When Andrew Strauss walked into answer questions after England's defeat to Pakistan on Monday night in the fourth one-day international, he might have expected to field a few about the scandalous allegations made against England by Ijaz Butt, the chairman of the Pakistan Cricket Board. Without a scintilla of evidence, data or corroboration, Butt had accused Strauss and his players of being bribed to throw the third match last Friday when they lost their last five wickets for 18 runs.

Thus, Strauss explained how arduous the previous 24 hours – when England came close to refusing to play – had been and how the allegations were refuted in their entirety. But then came the supplementaries. England, an interrogator pointed out, had been 113 without loss in the fourth ODI, were looking comfortable and had then lost.

"If it appears tomorrow in the newspapers that the England team have fixed this match and their players were involved in this, how would you feel?" asked the reporter. England had again collapsed. Clearly, they were now fair game.

As can be expected of the England captain, his response was calm and careful. He would be very disappointed. But the atmosphere is poisoned and poisonous now. There was more.

Another reporter said to Strauss: "When you were on 41 there appeared to be a pretty strong lbw appeal against you. How did you react to that decision?"

To which Strauss said: "How did I react to the decision?"

"Well how did you feel about it?"

Strauss's voice, by nature, is stentorian but it is almost never raised.

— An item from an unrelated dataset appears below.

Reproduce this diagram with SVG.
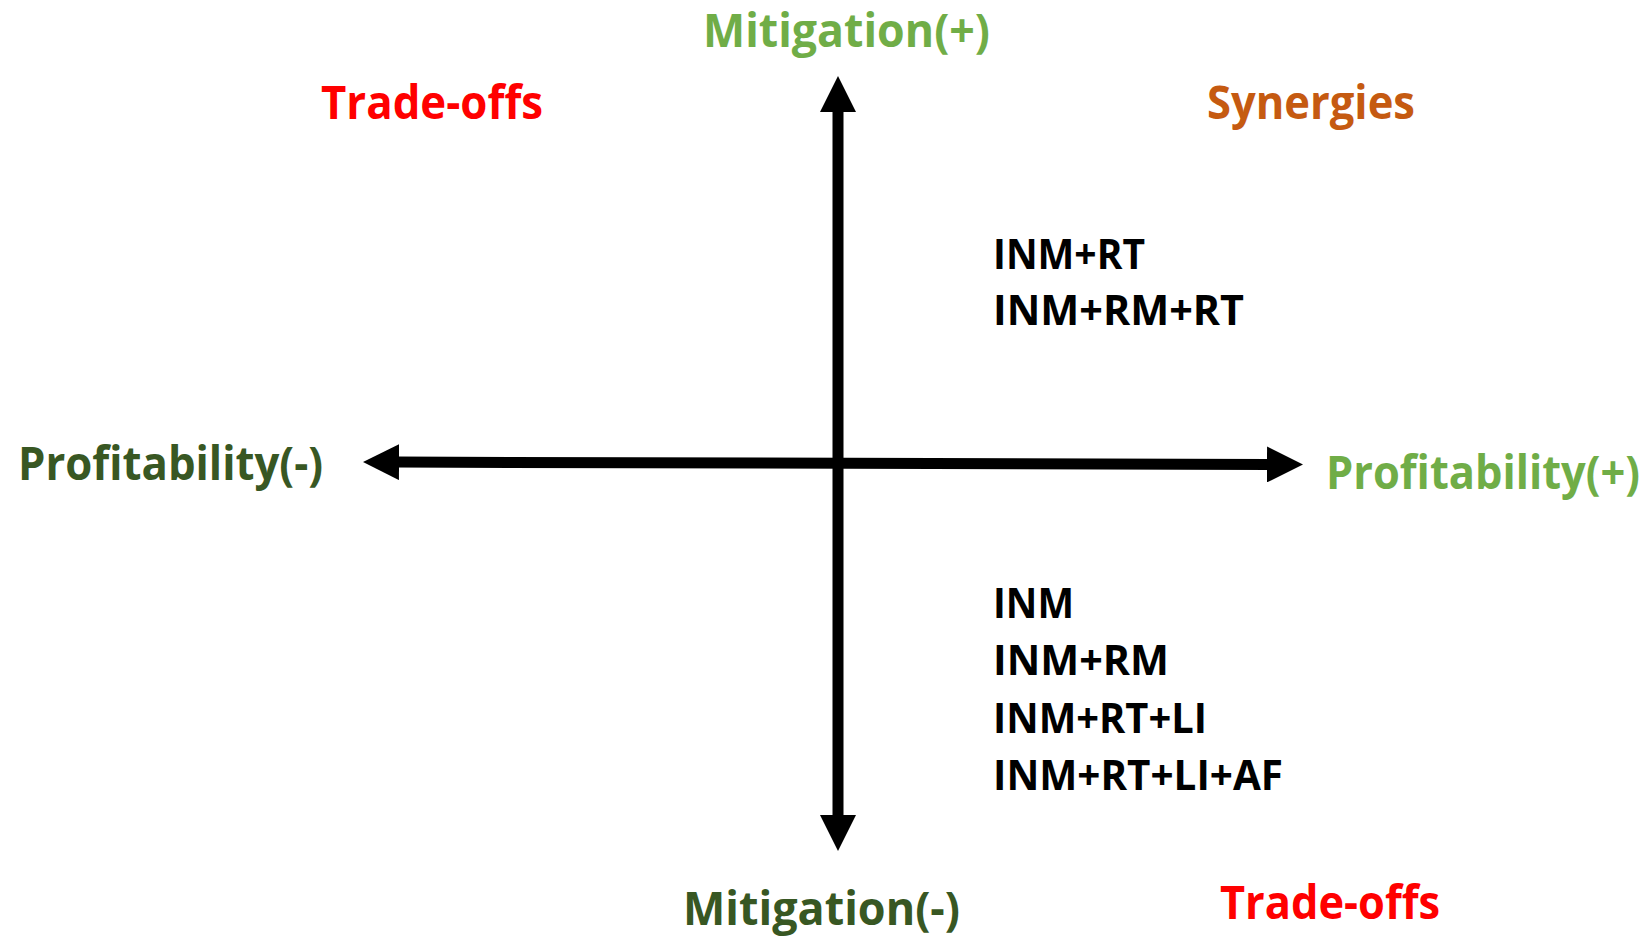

It was now for a second or two. "What did I think of it? I got on and faced the next ball, what else do you do?"

He would have been perfectly entitled to reprise the aside of another England captain 14 years ago when confronted with a crass question. To wit, "Will someone get rid of this buffoon." But somehow he resisted.

There has been a lot of it about recently, buffoonery that is, and Ijaz Butt has done little to dispel the verdict on him delivered in July by the former chief executive of the ICC, Malcolm Speed. Writing in the Sydney Morning Herald, Speed said: "The Pakistan Cricket Board chairman is a nominee of the president of the country – a political appointment. The incumbent is a buffoon and cricket in Pakistan is a basket case." Had Speed been remotely as decisive when in office we might have been spared the recent shenanigans .

But the content of some of the points put to Strauss in the wake of England's defeat at Lord's showed how victimised Pakistan are feeling. Whatever the apparent strength of the evidence that they bowled three no-balls to order in the Lord's Test against England – as reported in the News of the World sting which started all the fuss – this has led irresistibly to wilder and wider allegations.

In turn this has spawned claim and counter-claim. Pakistan's victimhood reached its acme when they were effectively accused of deliberate slow scoring in the Oval one-dayer (which they won) and the ICC launched an investigation without telling them.

So if we're at it, you're at it. Instead of celebrating two sterling performances by Pakistan, officials and reporters have preferred to cast doubts on their opponents, or have been unable to prevent themselves doing so. Nobody is trusted, everybody is suspected.